# PROBLEM
Every line of the material is to be quoted verbatim, minus the pictures.

___ SOURCE EXCERPT

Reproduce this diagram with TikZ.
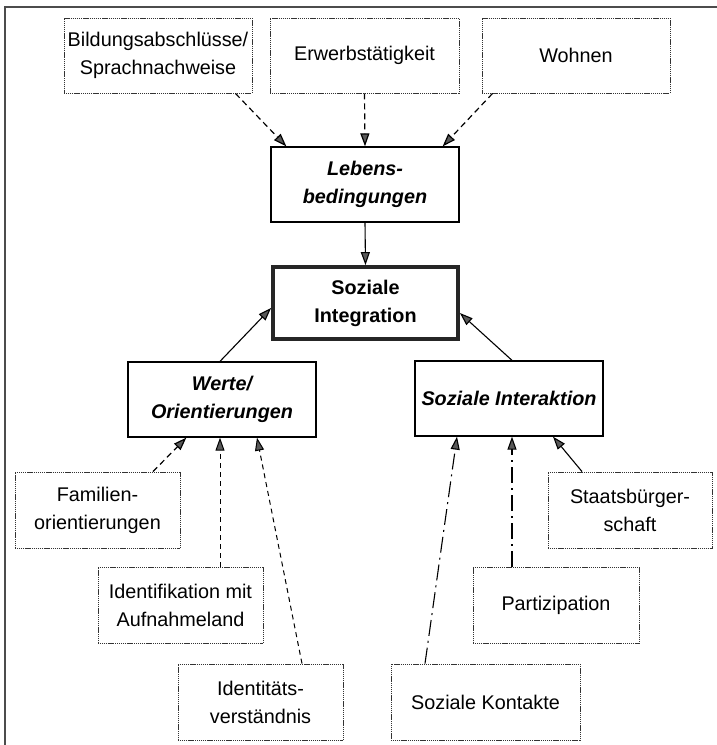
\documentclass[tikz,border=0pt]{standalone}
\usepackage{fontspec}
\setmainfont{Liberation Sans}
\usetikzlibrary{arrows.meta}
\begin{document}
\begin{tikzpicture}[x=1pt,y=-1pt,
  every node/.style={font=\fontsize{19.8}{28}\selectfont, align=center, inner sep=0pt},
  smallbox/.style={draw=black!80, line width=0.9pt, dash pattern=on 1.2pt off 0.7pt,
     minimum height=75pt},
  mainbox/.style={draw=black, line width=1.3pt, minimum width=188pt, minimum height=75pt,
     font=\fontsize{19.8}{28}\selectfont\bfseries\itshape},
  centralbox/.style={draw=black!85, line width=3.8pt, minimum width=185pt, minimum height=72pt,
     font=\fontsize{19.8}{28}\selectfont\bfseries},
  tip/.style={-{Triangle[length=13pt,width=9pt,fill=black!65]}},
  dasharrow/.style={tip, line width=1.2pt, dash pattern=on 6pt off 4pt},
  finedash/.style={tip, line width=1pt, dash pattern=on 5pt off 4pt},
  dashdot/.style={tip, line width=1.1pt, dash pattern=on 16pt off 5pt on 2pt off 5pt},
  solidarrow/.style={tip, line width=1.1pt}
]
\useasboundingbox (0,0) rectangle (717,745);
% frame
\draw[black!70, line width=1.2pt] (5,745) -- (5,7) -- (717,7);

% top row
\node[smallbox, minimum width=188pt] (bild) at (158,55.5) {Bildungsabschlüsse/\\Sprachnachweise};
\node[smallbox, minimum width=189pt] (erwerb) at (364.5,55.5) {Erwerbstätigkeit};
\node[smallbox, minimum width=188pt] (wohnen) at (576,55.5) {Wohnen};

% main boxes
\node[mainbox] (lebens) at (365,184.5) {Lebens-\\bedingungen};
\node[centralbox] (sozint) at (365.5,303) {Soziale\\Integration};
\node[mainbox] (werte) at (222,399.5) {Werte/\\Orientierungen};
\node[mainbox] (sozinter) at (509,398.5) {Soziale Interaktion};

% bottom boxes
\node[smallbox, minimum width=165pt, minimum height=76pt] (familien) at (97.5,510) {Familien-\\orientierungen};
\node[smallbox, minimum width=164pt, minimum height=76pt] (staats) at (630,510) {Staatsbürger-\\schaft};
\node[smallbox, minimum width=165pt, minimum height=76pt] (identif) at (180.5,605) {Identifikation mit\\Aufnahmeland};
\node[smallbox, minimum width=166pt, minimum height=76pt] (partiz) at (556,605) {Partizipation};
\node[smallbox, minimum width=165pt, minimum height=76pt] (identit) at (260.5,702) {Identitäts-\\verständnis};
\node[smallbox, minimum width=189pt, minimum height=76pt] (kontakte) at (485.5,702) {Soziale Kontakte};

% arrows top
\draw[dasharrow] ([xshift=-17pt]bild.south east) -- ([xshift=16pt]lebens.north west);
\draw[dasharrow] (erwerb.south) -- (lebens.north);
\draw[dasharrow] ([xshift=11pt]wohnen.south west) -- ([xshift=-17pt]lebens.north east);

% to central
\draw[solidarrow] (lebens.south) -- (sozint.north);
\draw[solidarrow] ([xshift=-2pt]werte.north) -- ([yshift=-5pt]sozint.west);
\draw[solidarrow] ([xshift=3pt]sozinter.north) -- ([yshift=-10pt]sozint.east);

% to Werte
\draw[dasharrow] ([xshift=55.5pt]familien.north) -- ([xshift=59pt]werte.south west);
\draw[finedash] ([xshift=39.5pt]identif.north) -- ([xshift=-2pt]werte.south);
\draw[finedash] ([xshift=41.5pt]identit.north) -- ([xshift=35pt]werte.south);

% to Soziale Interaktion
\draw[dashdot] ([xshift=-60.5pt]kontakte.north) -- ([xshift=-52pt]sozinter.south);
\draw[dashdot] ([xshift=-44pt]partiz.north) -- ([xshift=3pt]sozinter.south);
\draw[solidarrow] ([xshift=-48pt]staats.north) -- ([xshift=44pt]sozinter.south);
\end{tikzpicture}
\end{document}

______

# EXERCISE RESULT
Reproduce this diagram with TikZ.
\documentclass[tikz,border=0pt]{standalone}
\usepackage{fontspec}
\setmainfont{Liberation Sans}
\usetikzlibrary{arrows.meta}
\begin{document}
\begin{tikzpicture}[x=1pt,y=-1pt,
  every node/.style={font=\fontsize{19.8}{28}\selectfont, align=center, inner sep=0pt},
  smallbox/.style={draw=black!80, line width=0.9pt, dash pattern=on 1.2pt off 0.7pt,
     minimum height=75pt},
  mainbox/.style={draw=black, line width=1.3pt, minimum width=188pt, minimum height=75pt,
     font=\fontsize{19.8}{28}\selectfont\bfseries\itshape},
  centralbox/.style={draw=black!85, line width=3.8pt, minimum width=185pt, minimum height=72pt,
     font=\fontsize{19.8}{28}\selectfont\bfseries},
  tip/.style={-{Triangle[length=13pt,width=9pt,fill=black!65]}},
  dasharrow/.style={tip, line width=1.2pt, dash pattern=on 6pt off 4pt},
  finedash/.style={tip, line width=1pt, dash pattern=on 5pt off 4pt},
  dashdot/.style={tip, line width=1.1pt, dash pattern=on 16pt off 5pt on 2pt off 5pt},
  solidarrow/.style={tip, line width=1.1pt}
]
\useasboundingbox (0,0) rectangle (717,745);
% frame
\draw[black!70, line width=1.2pt] (5,745) -- (5,7) -- (717,7);

% top row
\node[smallbox, minimum width=188pt] (bild) at (158,55.5) {Bildungsabschlüsse/\\Sprachnachweise};
\node[smallbox, minimum width=189pt] (erwerb) at (364.5,55.5) {Erwerbstätigkeit};
\node[smallbox, minimum width=188pt] (wohnen) at (576,55.5) {Wohnen};

% main boxes
\node[mainbox] (lebens) at (365,184.5) {Lebens-\\bedingungen};
\node[centralbox] (sozint) at (365.5,303) {Soziale\\Integration};
\node[mainbox] (werte) at (222,399.5) {Werte/\\Orientierungen};
\node[mainbox] (sozinter) at (509,398.5) {Soziale Interaktion};

% bottom boxes
\node[smallbox, minimum width=165pt, minimum height=76pt] (familien) at (97.5,510) {Familien-\\orientierungen};
\node[smallbox, minimum width=164pt, minimum height=76pt] (staats) at (630,510) {Staatsbürger-\\schaft};
\node[smallbox, minimum width=165pt, minimum height=76pt] (identif) at (180.5,605) {Identifikation mit\\Aufnahmeland};
\node[smallbox, minimum width=166pt, minimum height=76pt] (partiz) at (556,605) {Partizipation};
\node[smallbox, minimum width=165pt, minimum height=76pt] (identit) at (260.5,702) {Identitäts-\\verständnis};
\node[smallbox, minimum width=189pt, minimum height=76pt] (kontakte) at (485.5,702) {Soziale Kontakte};

% arrows top
\draw[dasharrow] ([xshift=-17pt]bild.south east) -- ([xshift=16pt]lebens.north west);
\draw[dasharrow] (erwerb.south) -- (lebens.north);
\draw[dasharrow] ([xshift=11pt]wohnen.south west) -- ([xshift=-17pt]lebens.north east);

% to central
\draw[solidarrow] (lebens.south) -- (sozint.north);
\draw[solidarrow] ([xshift=-2pt]werte.north) -- ([yshift=-5pt]sozint.west);
\draw[solidarrow] ([xshift=3pt]sozinter.north) -- ([yshift=-10pt]sozint.east);

% to Werte
\draw[dasharrow] ([xshift=55.5pt]familien.north) -- ([xshift=59pt]werte.south west);
\draw[finedash] ([xshift=39.5pt]identif.north) -- ([xshift=-2pt]werte.south);
\draw[finedash] ([xshift=41.5pt]identit.north) -- ([xshift=35pt]werte.south);

% to Soziale Interaktion
\draw[dashdot] ([xshift=-60.5pt]kontakte.north) -- ([xshift=-52pt]sozinter.south);
\draw[dashdot] ([xshift=-44pt]partiz.north) -- ([xshift=3pt]sozinter.south);
\draw[solidarrow] ([xshift=-48pt]staats.north) -- ([xshift=44pt]sozinter.south);
\end{tikzpicture}
\end{document}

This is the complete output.